Police disclosed that Suleiman had been referred in 2020 to Prevent, the government’s voluntary counter-extremism program designed to steer individuals away from radicalization. His file was closed later the same year, and authorities declined to specify why. The referral, combined with his alleged trajectory from a personal dispute to what prosecutors described as a targeted antisemitic rampage through one of London’s most identifiable Jewish neighborhoods, raised immediate questions about the program’s reach and monitoring.
Prime Minister Keir Starmer said his government would increase security for the Jewish community and “do everything in our power to stamp this hatred out.” The commitment came as Britain’s terror threat level was increased from substantial to severe, a change that intelligence officials said reflected not only the Golders Green attack but also a broader rise in risk “from Islamist and extreme right-wing terrorist threat from individuals and small groups based in the U.K.” Severe is the second-highest rung on a five-point scale and signals that an attack is considered highly likely within the next six months.

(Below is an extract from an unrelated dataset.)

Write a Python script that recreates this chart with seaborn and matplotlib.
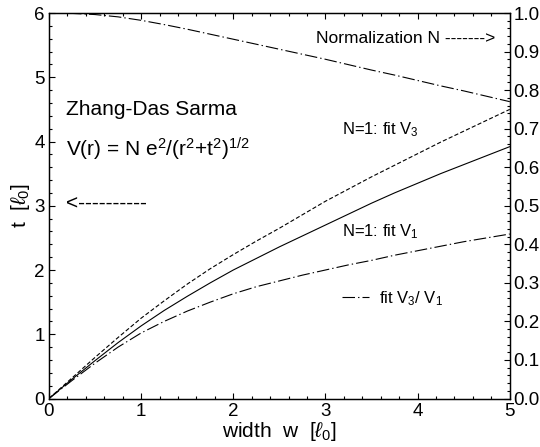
"""
Zhang-Das Sarma fit: layer thickness t and normalization N vs width w.
"""

import matplotlib
matplotlib.use("Agg")
import matplotlib.pyplot as plt
from matplotlib.ticker import MultipleLocator, FormatStrFormatter
import pandas as pd
import seaborn as sns


# Values
width = [0.0, 0.25, 0.5, 0.75, 1.0, 1.25, 1.5, 1.75, 2.0, 2.25, 2.5,
         2.75, 3.0, 3.25, 3.5, 3.75, 4.0, 4.25, 4.5, 4.75, 5.0]
t_fit_v3 = [0.0, 0.32, 0.64, 0.95, 1.25, 1.52, 1.78, 2.02, 2.24, 2.45, 2.65,
            2.86, 3.07, 3.26, 3.45, 3.63, 3.81, 3.99, 4.16, 4.33, 4.50]
t_fit_v1 = [0.0, 0.30, 0.59, 0.87, 1.13, 1.37, 1.59, 1.80, 2.00, 2.18, 2.36,
            2.53, 2.70, 2.87, 3.04, 3.20, 3.35, 3.50, 3.64, 3.78, 3.92]
t_fit_ratio = [0.0, 0.28, 0.55, 0.80, 1.02, 1.20, 1.36, 1.50, 1.63, 1.74, 1.83,
               1.92, 2.00, 2.08, 2.15, 2.23, 2.30, 2.37, 2.44, 2.50, 2.56]
norm_n = [1.000, 0.999, 0.996, 0.990, 0.981, 0.970, 0.958, 0.945, 0.932, 0.919, 0.906,
          0.893, 0.880, 0.866, 0.852, 0.839, 0.825, 0.811, 0.798, 0.784, 0.770]

df = pd.DataFrame({
    "w": width,
    "v3": t_fit_v3,
    "v1": t_fit_v1,
    "ratio": t_fit_ratio,
    "N": norm_n,
})

sns.set_style("ticks")
plt.rcParams["font.family"] = ["Liberation Sans", "DejaVu Sans"]
plt.rcParams["mathtext.fontset"] = "custom"
plt.rcParams["mathtext.rm"] = "Liberation Sans"
plt.rcParams["mathtext.it"] = "Liberation Sans:italic"
plt.rcParams["lines.scale_dashes"] = False
plt.rcParams["text.color"] = "k"
plt.rcParams["axes.labelcolor"] = "k"
plt.rcParams["xtick.color"] = "k"
plt.rcParams["ytick.color"] = "k"

dash_dot = (9, 2.2, 1, 2.2)

fig = plt.figure(figsize=(5.4, 4.47), dpi=100)
ax = fig.add_axes([0.0907, 0.1085, 0.8533, 0.8624])
ax2 = ax.twinx()

# Curves on the left axis
sns.lineplot(data=df, x="w", y="v3", ax=ax, color="k", lw=0.8)
ax.lines[-1].set_dashes((3, 1.6))
sns.lineplot(data=df, x="w", y="v1", ax=ax, color="k", lw=0.8)
sns.lineplot(data=df, x="w", y="ratio", ax=ax, color="k", lw=0.8)
ratio_line = ax.lines[-1]
ratio_line.set_dashes(dash_dot)

# Normalization on the right axis
sns.lineplot(data=df, x="w", y="N", ax=ax2, color="k", lw=0.8)
ax2.lines[-1].set_dashes(dash_dot)

ax.set_xlim(0, 5)
ax.set_ylim(0, 6)
ax2.set_ylim(0, 1)

ax.xaxis.set_major_locator(MultipleLocator(1))
ax.xaxis.set_minor_locator(MultipleLocator(0.2))
ax.yaxis.set_major_locator(MultipleLocator(1))
ax.yaxis.set_minor_locator(MultipleLocator(0.2))
ax2.yaxis.set_major_locator(MultipleLocator(0.1))
ax2.yaxis.set_minor_locator(MultipleLocator(0.02))
ax2.yaxis.set_major_formatter(FormatStrFormatter("%.1f"))

ax.tick_params(which="both", direction="in", top=True, right=False,
               labelsize=13.5, width=0.8, pad=3)
ax.tick_params(which="major", length=4)
ax.tick_params(which="minor", length=2)
ax2.tick_params(which="both", direction="in", labelsize=13.5, width=0.8, pad=2.5)
ax2.tick_params(which="major", length=4)
ax2.tick_params(which="minor", length=2)

for a in (ax, ax2):
    for s in a.spines.values():
        s.set_visible(True)
        s.set_linewidth(0.9)
        s.set_color("k")

ax.set_xlabel(r"width  w  [$\ell_0$]", fontsize=15, labelpad=0)
ax.set_ylabel(r"t  [$\ell_0$]", fontsize=15, labelpad=2)
ax2.set_ylabel("")

# Annotations
ax.text(0.19, 4.42, "Zhang-Das Sarma", fontsize=15, va="baseline")
ax.text(0.19, 3.77, r"V(r) = N e$^2$/(r$^2$+t$^2$)$^{1/2}$", fontsize=15, va="baseline")
ax.text(0.19, 3.03, "<----------", fontsize=15, va="center")
ax.text(2.90, 5.61, "Normalization N ------->", fontsize=12.5, va="center")
ax.text(3.18, 4.11, r"N=1: fit V$_3$", fontsize=12, va="baseline")
ax.text(3.18, 2.52, r"N=1: fit V$_1$", fontsize=12, va="baseline")

leg = ax.legend([ratio_line], [r"fit V$_3$/ V$_1$"], loc="center left",
                bbox_to_anchor=(3.18, 1.56), bbox_transform=ax.transData,
                frameon=False, fontsize=12, handlelength=1.6,
                handletextpad=0.6, borderpad=0, borderaxespad=0)

fig.savefig("out.png", dpi=100)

The stabbings occurred amid a surge in antisemitic violence in the capital. Authorities have recorded a series of arson attacks on synagogues and other Jewish sites in London in recent weeks, compounding the trauma felt by a community that has long viewed Golders Green as a sanctuary. The attack on Rand and Shine — struck as one prepared to enter a place of worship and the other stood waiting on a public street — has amplified calls for both enhanced physical protection and a reckoning with the roots of militant antisemitism in Britain.